3.1 Description of study area

This study was conducted in three Egyptian Governorates: Giza (Central Region), Dakhalia (North-eastern Region) and Minya (Upper Region). The study area was purposively selected based on the number of farmers using agricultural plastic systems during the 2022/2023 agricultural season and the diversity of plasticulture systems adopted^[⁵⁹^]. Giza Governorate, situated in the Central Region (29.762° N, 30.462° E), spans a land area of 13,184 km² with a total arable area of about 100 kha^[⁶⁰^]. Between 2015 and 2023, the average annual temperature was 22.1 °C, and the average monthly rainfall was 20 mm^[⁶¹^]. Key agricultural produce in this governorate includes faba beans, maize, onions, peanuts, sesame, vegetables and wheat^[⁵⁹^]. Dakhalia Governorate, located in the North-eastern Region (31.140° N, 31.220° E), has agricultural fields accounting for 37% of its total land area^[⁶⁰^]. The climate is characterized by hot and humid conditions, with an average annual temperature of 20 °C and monthly rainfall of 57 mm^[⁶²^]. The primary crops grown in Dakhalia include citrus fruits, Egyptian clover, grapes, maize, onions, rice, sugar beet, vegetables and wheat^[⁵⁹^]. Minya Governorate, located in the Upper Region (28.077° N, 30.093° E), covers a total land area of 32,279 km², with about 205,000 ha designated for agriculture^[⁶⁰^]. The average annual temperature is 15.72 °C, and the average monthly rainfall is 3.08 mm^[⁶³^]. Predominant crops in Minya include bananas, cotton, grapes, maize, soybeans, sugarcane, vegetables, watermelons and wheat^[⁵⁹^].

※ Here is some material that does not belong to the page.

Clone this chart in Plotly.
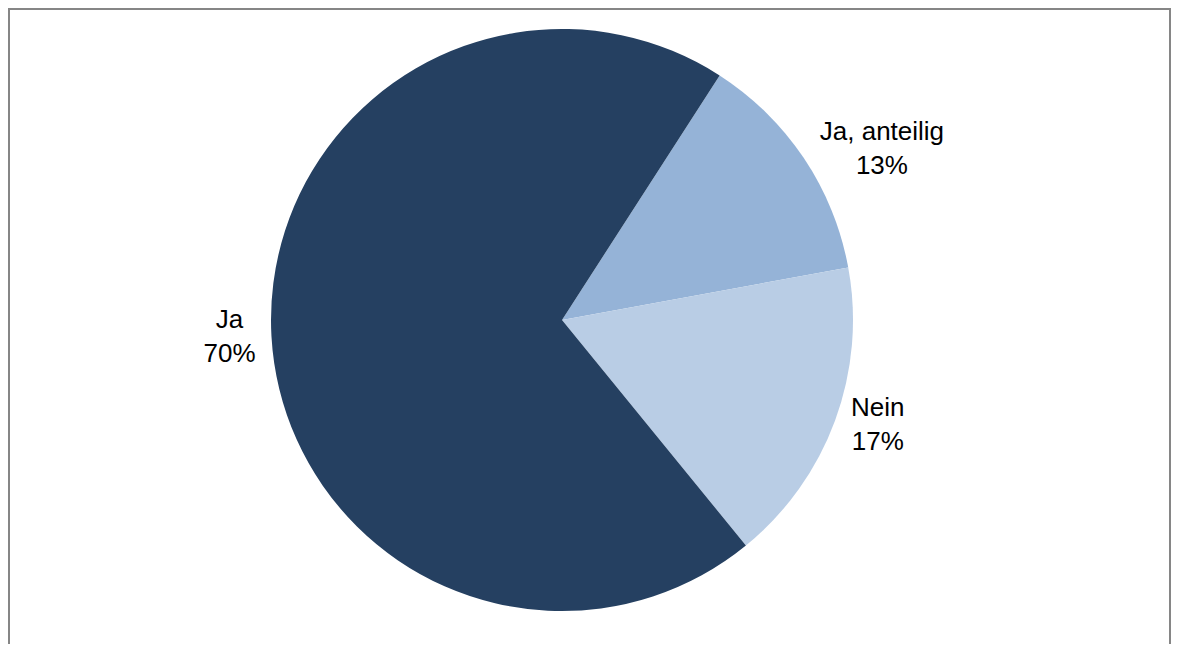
import plotly.graph_objects as go

labels = ["Ja, anteilig", "Nein", "Ja"]
values = [13, 17, 70]
colors = ["#95B3D7", "#B9CDE5", "#254061"]

fig = go.Figure(
    go.Pie(
        labels=labels,
        values=values,
        sort=False,
        direction="clockwise",
        rotation=32.8,
        marker=dict(colors=colors, line=dict(width=0)),
        textinfo="label+percent",
        textposition="outside",
        automargin=False,
        domain=dict(x=[0, 1], y=[0, 1]),
        outsidetextfont=dict(family="Arial, Liberation Sans, sans-serif", size=26, color="#000000"),
        hoverinfo="label+percent",
        showlegend=False,
    )
)

# page body adds ~8px offset; figure sized to fit the window without scrollbars
W, H = 1163, 636
ml, mr, mt, mb = 0, 55, 21, 33
pw, ph = W - ml - mr, H - mt - mb

def px_x(x):
    return (x - ml) / pw

def px_y(y):
    return (H - mb - y) / ph

fig.update_layout(
    autosize=False,
    width=W,
    height=H,
    margin=dict(l=ml, r=mr, t=mt, b=mb, pad=0, autoexpand=False),
    paper_bgcolor="white",
    plot_bgcolor="white",
    font=dict(family="Arial, Liberation Sans, sans-serif", size=26, color="#000000"),
    shapes=[
        dict(
            type="rect",
            xref="paper",
            yref="paper",
            x0=px_x(1),
            x1=px_x(1162),
            y0=px_y(660),
            y1=px_y(1),
            line=dict(color="#868686", width=2),
            fillcolor="rgba(0,0,0,0)",
            layer="below",
        )
    ],
)

fig.write_html("out.html")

3.2 Sampling and data collection

A two-stage random sampling method was used to select farmers for the study, ensuring the sample accurately represented the three governorates. One district from each governorate, known for extensive use of plasticulture systems in agriculture, was identified. Minya, Bilkas and Monshae’t El Kanater Districts were selected from Minya, Dakhalia, and Giza Governorates, respectively. Within each district, three villages were randomly selected with guidance from agricultural extension officers. The selected sites were Beni Ahmed, Tahnasha and Der Attia in Minya; Al Gehad, Abo Madi and 15 May in Bilkas; and Abu Ghalib, Berkash and Beni Salama in Monshae’t El Kanater. The study population consists of all farmers in these nine villages who used four agricultural plastic systems (plastic mulch in open fields, low tunnels, high tunnels and net houses) during the 2022/2023 agricultural season, totaly 2883 farmers. Data collection used stratified proportional random sampling based on farm size. Farmers were categorized into four groups: large (> 10 ha), medium (> 4–10 ha), semi-medium (> 2–4 ha), and small (2 ha or less). The number of farmers in each category was determined for every community. The survey sample consisted of 351 respondents, calculated using the Yamane sample size method^[⁶⁴^], with data collected from 39 farmers per village. Data were collected between April and July 2023 using a structured questionnaire administered through face-to-face interviews. Of the sampled farmers, 300 agreed to participate and completed the interview, resulting in a response rate of 85.5%.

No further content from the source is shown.